Bringing those religious values into schools is a dangerous education--that would strengthen the hand of our oppressors.

A Question: What will happen when key pillars of science like evolution conflict with church doctrines? What will kids learn about birth control, or abortion, or the equality of women? In a curriculum centered on the power of god, what will children learn about their own power to change the world?

A Question: Is there any reason to have illusions about the virtue or wisdom of the church authorities? After all that we now know about child abuse in the Catholic Church, why would anyone demand turning more kids over to priests and bishops?

Miseducation

Consider this: Professor Frances Patterson gathered textbooks used in thousands of fundamentalist Christian schools. Here are some of the teachings she uncovered:

 From a senior high school history textbook from Bob Jones University Press: "The majority of slaveholders treated their slaves well."

 A high school civics text by the same publisher: "Today when homosexuals call their sin a `sexual preference' that deserves constitutional protection, or abortionists call the destroying of unborn life a freedom of choice, they are simply calling evil good."

 From a textbook by the School of Tomorrow/Accelerated Christian Education: "Scripture plainly teaches that widows, the needy, and others who cannot provide for themselves are to have their needs met [but] God's plan is for these needs to be met first by family members and then by local churches, but not by government."

An observer at the Free Will Baptist Christian School described how students could be beaten with paddles if reading bible passages didn't change their behavior. He added: "Creationism is taught in science class first, and then evolution is discussed as a competing theory."

The religious school movement and vouchers were designed to reverse progressive verdicts in society on equality, scientific thinking, sexuality and tolerance.

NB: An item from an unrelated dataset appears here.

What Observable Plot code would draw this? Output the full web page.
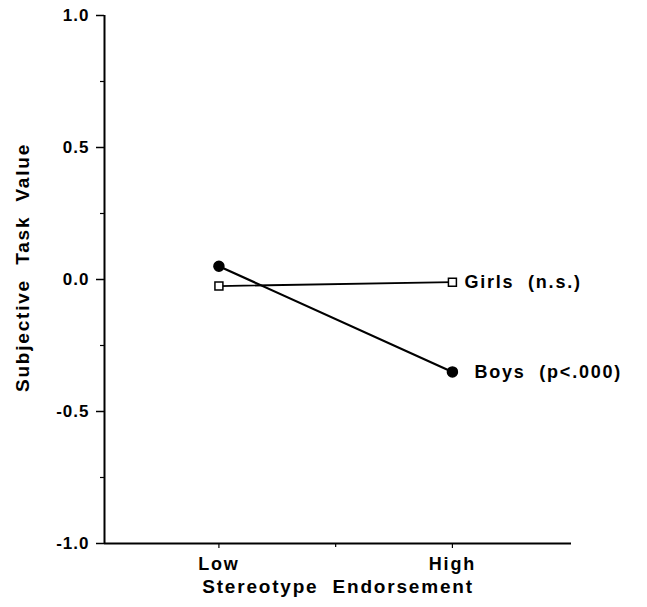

The Education That Is Needed

The arch-reactionary Supreme Court Justice Clarence Thomas defended his pro- voucher vote by quoting the great African-American leader Frederick Douglass: "Education means emancipation."

But, in fact, Frederick Douglass did not preach to Black slaves that they would educate their way to freedom! He helped organize an armed struggle of runaway slaves against the slaveowners during the U.S. Civil War.

In that historic struggle, education was useful--a specific kind of education: A radical political education in the realities of the times and knowledge of "who are the real enemies and who are the real friends" of the oppressed. The fighting slaves needed education in military affairs, and they needed the discipline of comradeship and organized offensive. For all that, they needed to be able to read, to study the world and the road to liberation. Douglass, a runaway slave himself, taught himself to read, and write and speak, to serve the struggle.

Clarence Thomas was lying when he argued that schooling ends oppression, and he is doubly lying when he suggests that state funding of religious schools will provide the kind of education that "means emancipation."

Even if inner city kids somehow got some better formal schooling--which is not the point of vouchers--this system cannot and will not provide a decent future for them. This system gathers its wealth from the exploitation and impoverishment of millions of people in the U.S. and around the world. Wearing school uniforms and learning prayers will never change that.

The vouchers scheme is part of a much larger Christian fascist movement to harden and conservatize U.S. society. There will be no real change without resisting these ugly forces, their schemes, and their ruling class backers.

The new generation needs a real education--they need the political consciousness, scientific methodology, revolutionary morality, and collective discipline to build a real liberation struggle, and take it through all the twists and turns to victory.